THE PROBLEM :: Transcribe the entries exactly; images are not part of the copy.
## START
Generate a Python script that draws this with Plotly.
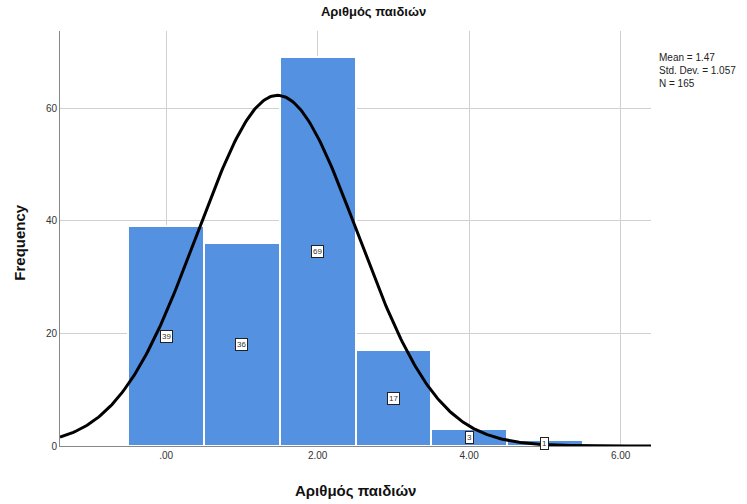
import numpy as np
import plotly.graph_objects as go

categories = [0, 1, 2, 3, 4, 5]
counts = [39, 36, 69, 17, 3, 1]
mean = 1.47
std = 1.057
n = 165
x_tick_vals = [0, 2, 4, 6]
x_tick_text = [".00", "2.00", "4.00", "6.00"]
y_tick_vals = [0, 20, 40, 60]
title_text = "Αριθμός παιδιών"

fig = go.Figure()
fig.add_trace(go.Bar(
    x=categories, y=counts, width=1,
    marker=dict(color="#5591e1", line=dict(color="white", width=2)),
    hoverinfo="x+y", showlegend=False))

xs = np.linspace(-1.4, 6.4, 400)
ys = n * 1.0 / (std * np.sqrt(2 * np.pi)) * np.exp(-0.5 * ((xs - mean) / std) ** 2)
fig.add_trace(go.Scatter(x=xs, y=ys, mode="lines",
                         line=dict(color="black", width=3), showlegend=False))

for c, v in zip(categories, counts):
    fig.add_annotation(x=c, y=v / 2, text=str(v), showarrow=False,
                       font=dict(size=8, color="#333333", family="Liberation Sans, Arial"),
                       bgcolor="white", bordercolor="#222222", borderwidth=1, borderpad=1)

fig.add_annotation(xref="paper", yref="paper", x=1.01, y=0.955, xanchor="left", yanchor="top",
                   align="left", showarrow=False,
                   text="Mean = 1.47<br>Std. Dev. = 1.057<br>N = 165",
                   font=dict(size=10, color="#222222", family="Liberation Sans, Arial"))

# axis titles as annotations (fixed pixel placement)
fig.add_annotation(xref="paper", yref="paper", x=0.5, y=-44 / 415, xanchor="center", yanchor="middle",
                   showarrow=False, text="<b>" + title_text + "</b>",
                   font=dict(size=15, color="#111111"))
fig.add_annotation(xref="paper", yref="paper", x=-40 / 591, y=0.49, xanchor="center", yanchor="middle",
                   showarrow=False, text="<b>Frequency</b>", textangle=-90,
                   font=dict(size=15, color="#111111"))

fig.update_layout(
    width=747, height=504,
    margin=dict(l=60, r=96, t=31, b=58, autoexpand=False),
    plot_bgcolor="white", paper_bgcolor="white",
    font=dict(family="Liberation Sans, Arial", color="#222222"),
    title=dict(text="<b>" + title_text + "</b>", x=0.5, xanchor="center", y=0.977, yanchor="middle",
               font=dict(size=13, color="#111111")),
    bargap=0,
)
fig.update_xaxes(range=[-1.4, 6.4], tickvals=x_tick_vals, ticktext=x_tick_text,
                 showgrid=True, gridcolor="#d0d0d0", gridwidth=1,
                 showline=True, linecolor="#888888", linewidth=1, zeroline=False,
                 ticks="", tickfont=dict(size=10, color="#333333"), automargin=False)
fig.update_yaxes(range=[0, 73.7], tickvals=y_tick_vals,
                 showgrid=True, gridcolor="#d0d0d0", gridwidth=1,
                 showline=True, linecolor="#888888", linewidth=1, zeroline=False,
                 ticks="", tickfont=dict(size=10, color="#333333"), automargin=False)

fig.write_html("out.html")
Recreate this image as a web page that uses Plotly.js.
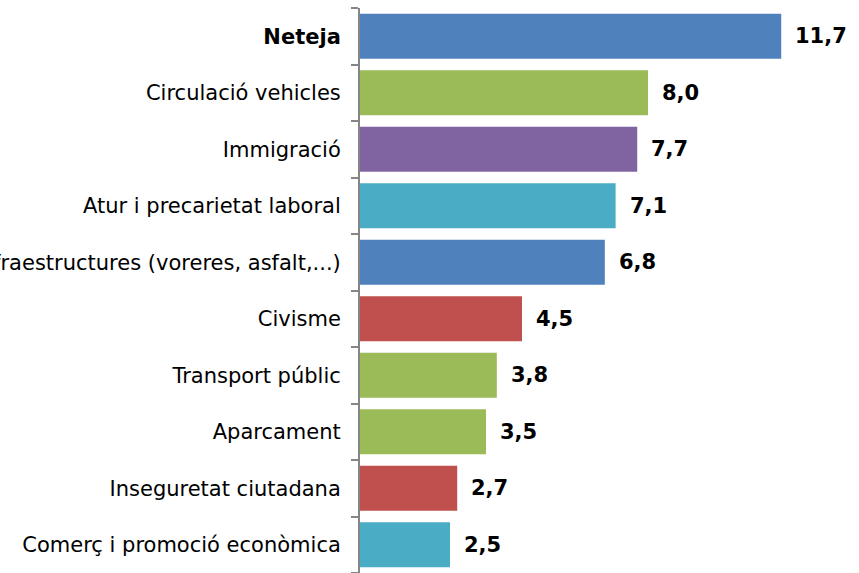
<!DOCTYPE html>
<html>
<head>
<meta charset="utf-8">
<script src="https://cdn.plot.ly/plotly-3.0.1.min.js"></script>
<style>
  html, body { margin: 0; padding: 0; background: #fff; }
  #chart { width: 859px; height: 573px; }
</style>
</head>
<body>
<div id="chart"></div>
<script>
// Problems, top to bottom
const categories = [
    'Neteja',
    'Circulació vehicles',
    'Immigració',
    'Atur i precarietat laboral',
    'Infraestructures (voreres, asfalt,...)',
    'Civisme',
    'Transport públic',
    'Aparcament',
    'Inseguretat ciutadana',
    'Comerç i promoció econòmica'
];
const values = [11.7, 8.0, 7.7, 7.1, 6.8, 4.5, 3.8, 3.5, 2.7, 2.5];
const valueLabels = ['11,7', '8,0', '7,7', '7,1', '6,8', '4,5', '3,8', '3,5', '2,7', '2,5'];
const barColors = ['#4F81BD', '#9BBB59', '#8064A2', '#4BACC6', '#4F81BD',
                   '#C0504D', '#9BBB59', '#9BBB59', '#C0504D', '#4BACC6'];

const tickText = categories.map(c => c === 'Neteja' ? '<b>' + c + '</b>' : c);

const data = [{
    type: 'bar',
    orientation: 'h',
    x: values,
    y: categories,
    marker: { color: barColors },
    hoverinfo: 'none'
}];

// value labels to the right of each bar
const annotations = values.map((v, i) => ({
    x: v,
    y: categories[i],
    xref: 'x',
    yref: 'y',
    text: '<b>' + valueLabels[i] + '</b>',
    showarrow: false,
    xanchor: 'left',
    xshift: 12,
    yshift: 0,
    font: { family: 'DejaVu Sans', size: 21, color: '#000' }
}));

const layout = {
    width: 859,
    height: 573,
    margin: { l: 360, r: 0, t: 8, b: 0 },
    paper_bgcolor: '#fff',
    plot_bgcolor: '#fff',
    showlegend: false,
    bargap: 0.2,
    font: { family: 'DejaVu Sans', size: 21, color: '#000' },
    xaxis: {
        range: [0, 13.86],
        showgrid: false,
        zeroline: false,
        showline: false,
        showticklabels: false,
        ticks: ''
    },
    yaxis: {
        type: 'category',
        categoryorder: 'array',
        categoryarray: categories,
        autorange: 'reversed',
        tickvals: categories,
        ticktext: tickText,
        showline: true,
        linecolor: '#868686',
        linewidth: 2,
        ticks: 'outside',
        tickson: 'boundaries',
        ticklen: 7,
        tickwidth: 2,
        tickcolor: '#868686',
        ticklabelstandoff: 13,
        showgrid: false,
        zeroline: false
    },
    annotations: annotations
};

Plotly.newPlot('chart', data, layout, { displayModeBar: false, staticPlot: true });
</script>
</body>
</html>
## END
RIGHT ANSWER ::
Generate a Python script that draws this with Plotly.
import numpy as np
import plotly.graph_objects as go

categories = [0, 1, 2, 3, 4, 5]
counts = [39, 36, 69, 17, 3, 1]
mean = 1.47
std = 1.057
n = 165
x_tick_vals = [0, 2, 4, 6]
x_tick_text = [".00", "2.00", "4.00", "6.00"]
y_tick_vals = [0, 20, 40, 60]
title_text = "Αριθμός παιδιών"

fig = go.Figure()
fig.add_trace(go.Bar(
    x=categories, y=counts, width=1,
    marker=dict(color="#5591e1", line=dict(color="white", width=2)),
    hoverinfo="x+y", showlegend=False))

xs = np.linspace(-1.4, 6.4, 400)
ys = n * 1.0 / (std * np.sqrt(2 * np.pi)) * np.exp(-0.5 * ((xs - mean) / std) ** 2)
fig.add_trace(go.Scatter(x=xs, y=ys, mode="lines",
                         line=dict(color="black", width=3), showlegend=False))

for c, v in zip(categories, counts):
    fig.add_annotation(x=c, y=v / 2, text=str(v), showarrow=False,
                       font=dict(size=8, color="#333333", family="Liberation Sans, Arial"),
                       bgcolor="white", bordercolor="#222222", borderwidth=1, borderpad=1)

fig.add_annotation(xref="paper", yref="paper", x=1.01, y=0.955, xanchor="left", yanchor="top",
                   align="left", showarrow=False,
                   text="Mean = 1.47<br>Std. Dev. = 1.057<br>N = 165",
                   font=dict(size=10, color="#222222", family="Liberation Sans, Arial"))

# axis titles as annotations (fixed pixel placement)
fig.add_annotation(xref="paper", yref="paper", x=0.5, y=-44 / 415, xanchor="center", yanchor="middle",
                   showarrow=False, text="<b>" + title_text + "</b>",
                   font=dict(size=15, color="#111111"))
fig.add_annotation(xref="paper", yref="paper", x=-40 / 591, y=0.49, xanchor="center", yanchor="middle",
                   showarrow=False, text="<b>Frequency</b>", textangle=-90,
                   font=dict(size=15, color="#111111"))

fig.update_layout(
    width=747, height=504,
    margin=dict(l=60, r=96, t=31, b=58, autoexpand=False),
    plot_bgcolor="white", paper_bgcolor="white",
    font=dict(family="Liberation Sans, Arial", color="#222222"),
    title=dict(text="<b>" + title_text + "</b>", x=0.5, xanchor="center", y=0.977, yanchor="middle",
               font=dict(size=13, color="#111111")),
    bargap=0,
)
fig.update_xaxes(range=[-1.4, 6.4], tickvals=x_tick_vals, ticktext=x_tick_text,
                 showgrid=True, gridcolor="#d0d0d0", gridwidth=1,
                 showline=True, linecolor="#888888", linewidth=1, zeroline=False,
                 ticks="", tickfont=dict(size=10, color="#333333"), automargin=False)
fig.update_yaxes(range=[0, 73.7], tickvals=y_tick_vals,
                 showgrid=True, gridcolor="#d0d0d0", gridwidth=1,
                 showline=True, linecolor="#888888", linewidth=1, zeroline=False,
                 ticks="", tickfont=dict(size=10, color="#333333"), automargin=False)

fig.write_html("out.html")
Recreate this image as a web page that uses Plotly.js.
<!DOCTYPE html>
<html>
<head>
<meta charset="utf-8">
<script src="https://cdn.plot.ly/plotly-3.0.1.min.js"></script>
<style>
  html, body { margin: 0; padding: 0; background: #fff; }
  #chart { width: 859px; height: 573px; }
</style>
</head>
<body>
<div id="chart"></div>
<script>
// Problems, top to bottom
const categories = [
    'Neteja',
    'Circulació vehicles',
    'Immigració',
    'Atur i precarietat laboral',
    'Infraestructures (voreres, asfalt,...)',
    'Civisme',
    'Transport públic',
    'Aparcament',
    'Inseguretat ciutadana',
    'Comerç i promoció econòmica'
];
const values = [11.7, 8.0, 7.7, 7.1, 6.8, 4.5, 3.8, 3.5, 2.7, 2.5];
const valueLabels = ['11,7', '8,0', '7,7', '7,1', '6,8', '4,5', '3,8', '3,5', '2,7', '2,5'];
const barColors = ['#4F81BD', '#9BBB59', '#8064A2', '#4BACC6', '#4F81BD',
                   '#C0504D', '#9BBB59', '#9BBB59', '#C0504D', '#4BACC6'];

const tickText = categories.map(c => c === 'Neteja' ? '<b>' + c + '</b>' : c);

const data = [{
    type: 'bar',
    orientation: 'h',
    x: values,
    y: categories,
    marker: { color: barColors },
    hoverinfo: 'none'
}];

// value labels to the right of each bar
const annotations = values.map((v, i) => ({
    x: v,
    y: categories[i],
    xref: 'x',
    yref: 'y',
    text: '<b>' + valueLabels[i] + '</b>',
    showarrow: false,
    xanchor: 'left',
    xshift: 12,
    yshift: 0,
    font: { family: 'DejaVu Sans', size: 21, color: '#000' }
}));

const layout = {
    width: 859,
    height: 573,
    margin: { l: 360, r: 0, t: 8, b: 0 },
    paper_bgcolor: '#fff',
    plot_bgcolor: '#fff',
    showlegend: false,
    bargap: 0.2,
    font: { family: 'DejaVu Sans', size: 21, color: '#000' },
    xaxis: {
        range: [0, 13.86],
        showgrid: false,
        zeroline: false,
        showline: false,
        showticklabels: false,
        ticks: ''
    },
    yaxis: {
        type: 'category',
        categoryorder: 'array',
        categoryarray: categories,
        autorange: 'reversed',
        tickvals: categories,
        ticktext: tickText,
        showline: true,
        linecolor: '#868686',
        linewidth: 2,
        ticks: 'outside',
        tickson: 'boundaries',
        ticklen: 7,
        tickwidth: 2,
        tickcolor: '#868686',
        ticklabelstandoff: 13,
        showgrid: false,
        zeroline: false
    },
    annotations: annotations
};

Plotly.newPlot('chart', data, layout, { displayModeBar: false, staticPlot: true });
</script>
</body>
</html>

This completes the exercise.